DATA EXCERPTS:
* start *
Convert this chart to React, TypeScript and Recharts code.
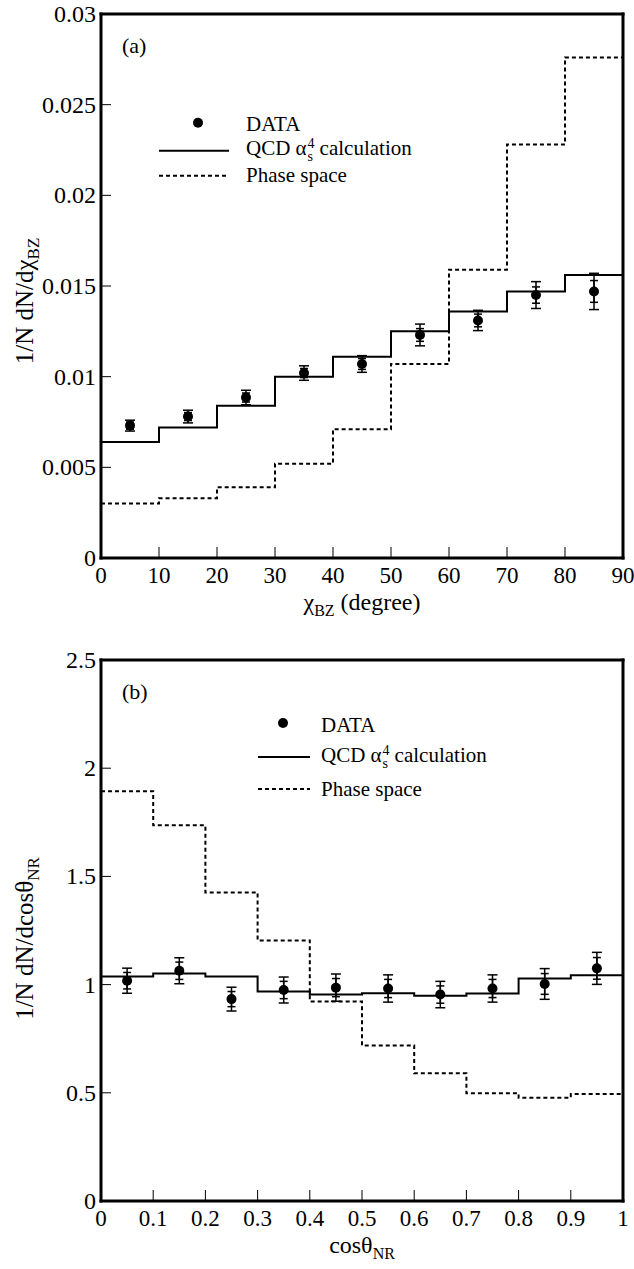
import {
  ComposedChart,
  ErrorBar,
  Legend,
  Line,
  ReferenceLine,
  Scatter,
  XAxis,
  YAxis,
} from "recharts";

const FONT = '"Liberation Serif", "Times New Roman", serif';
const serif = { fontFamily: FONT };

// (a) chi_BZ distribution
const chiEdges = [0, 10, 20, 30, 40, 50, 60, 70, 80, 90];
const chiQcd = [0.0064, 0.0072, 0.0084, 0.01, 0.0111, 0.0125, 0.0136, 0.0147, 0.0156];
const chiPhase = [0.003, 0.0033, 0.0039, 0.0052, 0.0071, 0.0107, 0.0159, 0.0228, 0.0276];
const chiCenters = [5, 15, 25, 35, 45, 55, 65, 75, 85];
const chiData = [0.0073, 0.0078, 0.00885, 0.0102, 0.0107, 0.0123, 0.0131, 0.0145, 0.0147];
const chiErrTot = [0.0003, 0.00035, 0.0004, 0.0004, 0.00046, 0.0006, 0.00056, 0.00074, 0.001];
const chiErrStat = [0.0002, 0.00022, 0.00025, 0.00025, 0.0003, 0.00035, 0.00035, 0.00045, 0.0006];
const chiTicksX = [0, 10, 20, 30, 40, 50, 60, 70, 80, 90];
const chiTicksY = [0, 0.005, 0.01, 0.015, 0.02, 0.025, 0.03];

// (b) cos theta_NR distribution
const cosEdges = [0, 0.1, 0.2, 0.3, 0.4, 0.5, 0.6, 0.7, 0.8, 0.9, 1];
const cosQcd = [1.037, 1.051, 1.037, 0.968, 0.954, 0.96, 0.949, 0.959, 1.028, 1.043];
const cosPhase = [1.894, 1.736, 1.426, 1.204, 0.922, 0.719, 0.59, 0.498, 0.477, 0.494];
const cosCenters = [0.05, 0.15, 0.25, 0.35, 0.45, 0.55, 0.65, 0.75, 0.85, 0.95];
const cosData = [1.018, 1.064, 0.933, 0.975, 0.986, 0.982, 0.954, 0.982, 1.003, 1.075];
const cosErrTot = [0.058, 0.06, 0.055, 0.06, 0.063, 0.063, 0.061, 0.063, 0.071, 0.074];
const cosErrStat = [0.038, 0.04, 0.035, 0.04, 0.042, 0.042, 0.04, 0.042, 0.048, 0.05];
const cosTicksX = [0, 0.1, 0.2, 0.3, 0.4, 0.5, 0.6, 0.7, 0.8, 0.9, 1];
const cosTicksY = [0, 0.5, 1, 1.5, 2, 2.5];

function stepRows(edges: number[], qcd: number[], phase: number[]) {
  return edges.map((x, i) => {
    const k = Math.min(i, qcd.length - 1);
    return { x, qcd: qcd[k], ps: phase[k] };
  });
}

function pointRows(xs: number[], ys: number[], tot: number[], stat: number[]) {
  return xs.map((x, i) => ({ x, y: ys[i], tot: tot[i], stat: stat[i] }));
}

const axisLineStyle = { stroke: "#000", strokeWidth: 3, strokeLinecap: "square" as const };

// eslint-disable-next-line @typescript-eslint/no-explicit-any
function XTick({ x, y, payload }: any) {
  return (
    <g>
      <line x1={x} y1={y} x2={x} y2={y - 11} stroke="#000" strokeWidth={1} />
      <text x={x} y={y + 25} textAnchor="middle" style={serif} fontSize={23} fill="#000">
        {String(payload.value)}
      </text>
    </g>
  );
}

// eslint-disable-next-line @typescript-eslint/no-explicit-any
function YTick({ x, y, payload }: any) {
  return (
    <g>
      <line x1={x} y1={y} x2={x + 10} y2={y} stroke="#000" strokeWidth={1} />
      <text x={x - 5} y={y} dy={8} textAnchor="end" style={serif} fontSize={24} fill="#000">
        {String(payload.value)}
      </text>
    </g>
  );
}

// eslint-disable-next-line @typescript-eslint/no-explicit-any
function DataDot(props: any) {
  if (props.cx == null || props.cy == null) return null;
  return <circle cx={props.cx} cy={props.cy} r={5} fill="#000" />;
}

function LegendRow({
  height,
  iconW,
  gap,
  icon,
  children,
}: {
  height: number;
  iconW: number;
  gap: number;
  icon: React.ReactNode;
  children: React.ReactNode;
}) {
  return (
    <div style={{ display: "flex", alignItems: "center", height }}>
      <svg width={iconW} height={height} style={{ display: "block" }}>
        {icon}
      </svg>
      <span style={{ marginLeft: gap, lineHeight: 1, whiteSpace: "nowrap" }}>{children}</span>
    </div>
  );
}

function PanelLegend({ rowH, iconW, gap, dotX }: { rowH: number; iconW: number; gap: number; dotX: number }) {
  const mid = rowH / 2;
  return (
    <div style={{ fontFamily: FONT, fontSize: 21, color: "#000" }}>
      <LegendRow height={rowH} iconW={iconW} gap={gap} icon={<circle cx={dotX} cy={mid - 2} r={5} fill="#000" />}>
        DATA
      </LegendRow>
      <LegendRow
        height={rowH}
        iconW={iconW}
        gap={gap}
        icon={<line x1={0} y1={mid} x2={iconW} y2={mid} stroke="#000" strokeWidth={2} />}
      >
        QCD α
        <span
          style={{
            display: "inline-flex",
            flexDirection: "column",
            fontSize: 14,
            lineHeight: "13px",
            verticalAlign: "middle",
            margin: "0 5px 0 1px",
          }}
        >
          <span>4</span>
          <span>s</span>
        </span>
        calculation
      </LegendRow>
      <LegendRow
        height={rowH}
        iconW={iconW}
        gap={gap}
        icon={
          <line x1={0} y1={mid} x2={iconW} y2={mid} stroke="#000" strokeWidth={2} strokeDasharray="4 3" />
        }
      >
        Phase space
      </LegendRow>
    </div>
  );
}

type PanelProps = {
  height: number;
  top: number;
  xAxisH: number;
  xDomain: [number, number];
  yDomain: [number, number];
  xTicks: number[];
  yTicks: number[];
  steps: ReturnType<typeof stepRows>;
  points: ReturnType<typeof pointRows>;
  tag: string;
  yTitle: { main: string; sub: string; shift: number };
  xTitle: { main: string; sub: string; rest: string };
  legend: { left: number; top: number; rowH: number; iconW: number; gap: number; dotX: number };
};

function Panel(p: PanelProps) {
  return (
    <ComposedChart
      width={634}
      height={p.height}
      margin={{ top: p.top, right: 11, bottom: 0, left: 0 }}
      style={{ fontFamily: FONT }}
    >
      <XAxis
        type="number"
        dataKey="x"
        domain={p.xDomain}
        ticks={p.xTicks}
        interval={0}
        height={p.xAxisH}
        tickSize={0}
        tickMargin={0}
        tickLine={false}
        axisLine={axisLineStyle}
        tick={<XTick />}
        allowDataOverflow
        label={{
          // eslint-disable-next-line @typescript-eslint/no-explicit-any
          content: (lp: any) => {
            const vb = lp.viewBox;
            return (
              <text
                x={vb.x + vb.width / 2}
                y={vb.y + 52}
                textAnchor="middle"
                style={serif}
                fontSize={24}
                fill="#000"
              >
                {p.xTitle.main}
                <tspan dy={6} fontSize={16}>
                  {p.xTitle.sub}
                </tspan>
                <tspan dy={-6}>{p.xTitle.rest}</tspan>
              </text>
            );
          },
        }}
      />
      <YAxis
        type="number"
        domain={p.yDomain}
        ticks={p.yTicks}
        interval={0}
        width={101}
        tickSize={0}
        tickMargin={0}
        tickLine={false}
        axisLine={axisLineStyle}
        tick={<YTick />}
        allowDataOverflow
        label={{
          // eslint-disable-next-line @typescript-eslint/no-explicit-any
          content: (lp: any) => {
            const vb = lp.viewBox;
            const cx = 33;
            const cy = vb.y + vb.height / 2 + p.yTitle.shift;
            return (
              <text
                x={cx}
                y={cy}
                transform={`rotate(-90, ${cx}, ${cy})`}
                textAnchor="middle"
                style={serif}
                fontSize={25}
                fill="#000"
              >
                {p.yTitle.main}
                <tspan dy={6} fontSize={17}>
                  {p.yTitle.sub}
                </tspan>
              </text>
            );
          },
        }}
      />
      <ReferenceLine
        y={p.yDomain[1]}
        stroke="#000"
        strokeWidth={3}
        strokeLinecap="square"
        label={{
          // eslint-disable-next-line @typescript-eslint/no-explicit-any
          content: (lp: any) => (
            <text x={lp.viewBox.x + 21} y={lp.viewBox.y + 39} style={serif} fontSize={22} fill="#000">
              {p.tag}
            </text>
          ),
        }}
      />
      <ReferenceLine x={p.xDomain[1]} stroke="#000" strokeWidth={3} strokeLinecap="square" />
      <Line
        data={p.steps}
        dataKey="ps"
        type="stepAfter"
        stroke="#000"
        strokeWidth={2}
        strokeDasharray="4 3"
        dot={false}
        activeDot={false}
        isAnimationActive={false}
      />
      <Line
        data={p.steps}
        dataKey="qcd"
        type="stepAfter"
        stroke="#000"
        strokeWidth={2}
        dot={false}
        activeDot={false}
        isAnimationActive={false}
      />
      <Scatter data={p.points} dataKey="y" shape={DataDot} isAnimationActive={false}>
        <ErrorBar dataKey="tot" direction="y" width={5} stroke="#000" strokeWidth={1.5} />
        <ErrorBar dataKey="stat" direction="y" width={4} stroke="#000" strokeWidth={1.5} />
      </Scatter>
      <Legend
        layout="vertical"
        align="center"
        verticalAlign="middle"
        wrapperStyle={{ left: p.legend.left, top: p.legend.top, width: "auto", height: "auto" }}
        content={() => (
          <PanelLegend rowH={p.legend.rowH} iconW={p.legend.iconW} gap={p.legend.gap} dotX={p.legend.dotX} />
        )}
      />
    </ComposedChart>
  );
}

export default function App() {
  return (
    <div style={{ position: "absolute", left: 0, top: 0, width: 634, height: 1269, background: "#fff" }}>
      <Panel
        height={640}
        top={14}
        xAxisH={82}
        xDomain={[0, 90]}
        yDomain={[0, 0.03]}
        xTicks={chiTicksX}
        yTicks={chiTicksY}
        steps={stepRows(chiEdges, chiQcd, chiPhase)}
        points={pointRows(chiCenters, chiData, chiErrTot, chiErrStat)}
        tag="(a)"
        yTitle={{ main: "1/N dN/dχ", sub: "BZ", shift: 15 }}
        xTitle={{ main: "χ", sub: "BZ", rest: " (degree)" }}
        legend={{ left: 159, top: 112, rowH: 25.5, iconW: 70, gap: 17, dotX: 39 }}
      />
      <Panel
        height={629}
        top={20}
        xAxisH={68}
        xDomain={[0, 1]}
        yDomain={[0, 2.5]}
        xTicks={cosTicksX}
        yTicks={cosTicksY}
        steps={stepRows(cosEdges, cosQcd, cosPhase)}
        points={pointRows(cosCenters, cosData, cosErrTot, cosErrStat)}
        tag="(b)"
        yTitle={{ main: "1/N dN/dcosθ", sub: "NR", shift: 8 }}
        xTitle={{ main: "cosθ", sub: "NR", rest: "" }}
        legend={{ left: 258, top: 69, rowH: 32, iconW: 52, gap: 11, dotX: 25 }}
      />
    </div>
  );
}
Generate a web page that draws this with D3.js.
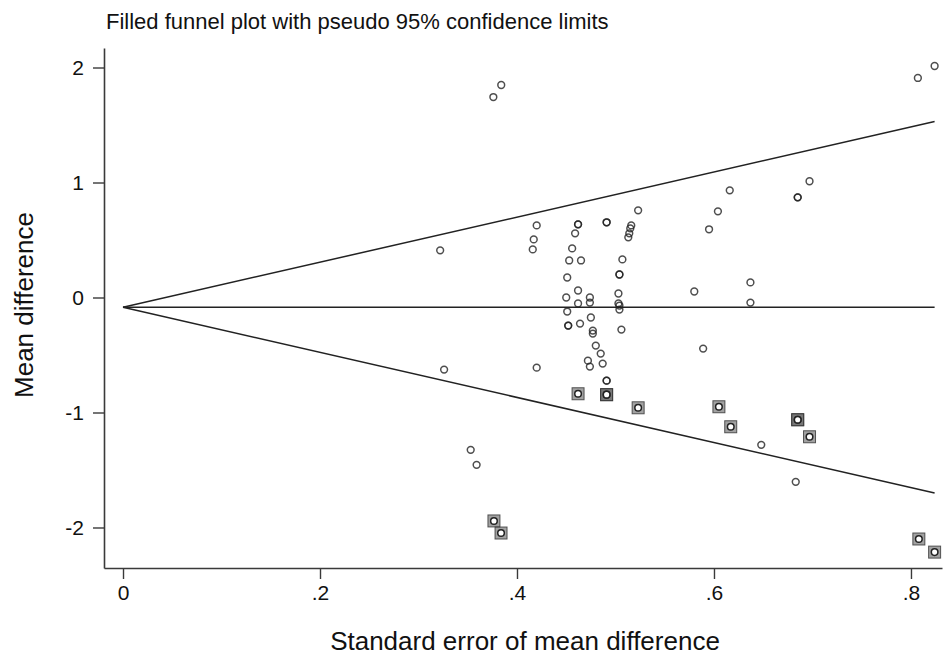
* end *
EXERCISE OBJECTIVE: Quote, exactly and only, the lines from the first line of the data above through the line containing "const chiTicksY = [0, 0.005, 0.01, 0.015, 0.02, 0.025, 0.03];". The pictures do not belong in it.

RESULT FOR THIS TASK:
Convert this chart to React, TypeScript and Recharts code.
import {
  ComposedChart,
  ErrorBar,
  Legend,
  Line,
  ReferenceLine,
  Scatter,
  XAxis,
  YAxis,
} from "recharts";

const FONT = '"Liberation Serif", "Times New Roman", serif';
const serif = { fontFamily: FONT };

// (a) chi_BZ distribution
const chiEdges = [0, 10, 20, 30, 40, 50, 60, 70, 80, 90];
const chiQcd = [0.0064, 0.0072, 0.0084, 0.01, 0.0111, 0.0125, 0.0136, 0.0147, 0.0156];
const chiPhase = [0.003, 0.0033, 0.0039, 0.0052, 0.0071, 0.0107, 0.0159, 0.0228, 0.0276];
const chiCenters = [5, 15, 25, 35, 45, 55, 65, 75, 85];
const chiData = [0.0073, 0.0078, 0.00885, 0.0102, 0.0107, 0.0123, 0.0131, 0.0145, 0.0147];
const chiErrTot = [0.0003, 0.00035, 0.0004, 0.0004, 0.00046, 0.0006, 0.00056, 0.00074, 0.001];
const chiErrStat = [0.0002, 0.00022, 0.00025, 0.00025, 0.0003, 0.00035, 0.00035, 0.00045, 0.0006];
const chiTicksX = [0, 10, 20, 30, 40, 50, 60, 70, 80, 90];
const chiTicksY = [0, 0.005, 0.01, 0.015, 0.02, 0.025, 0.03];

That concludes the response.